Image Caption Generator using CNN and LSTM
Technologies Used
- Pytorch
- Python
- Spacy
- Last layer of CNN module is removed, and fully connected layer is added that results in the feature vector of size (eg., 256). If batch_size=8, the ouput from cnn module will be of shape (8, 256)
- For each target word it produces 256 length of embedding by passing through the embedding layer. Here the sentence of max_length=40 is used. so the output of embedding layer will be (8, 40, 256), considering batch_size=8.

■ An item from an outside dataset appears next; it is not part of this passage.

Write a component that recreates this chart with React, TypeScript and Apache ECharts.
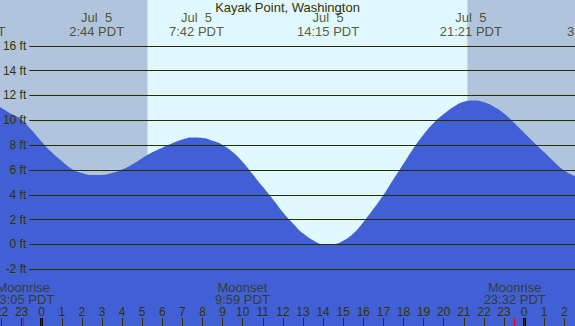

- The feature_vector from cnn_module and output of embedding_layer is concatenated to result in (8, 41, 256). This input shape is passed to the LSTM cell, which produces the 256 length of hidden_state and cell_state. After the, fc-layer is used to map the 256 length of feature vector to vocab_size=7500+(around). The ouput shape should be (8, 40, 7500+). considering, vocab_size = 7500+
- This above process occurs for the 40th time step, cause lstm process the sequence word by word. The training happens end-to-end.
The Image passes through CNN module to generate feature vector of size 256.
This feature vector passes to lstm cell.
The lstm results on the probability distribution of words in vocab_size.
Loops for 40(max_length), until token is found. – The embedding of ouput word is then passed as input to lstm cell.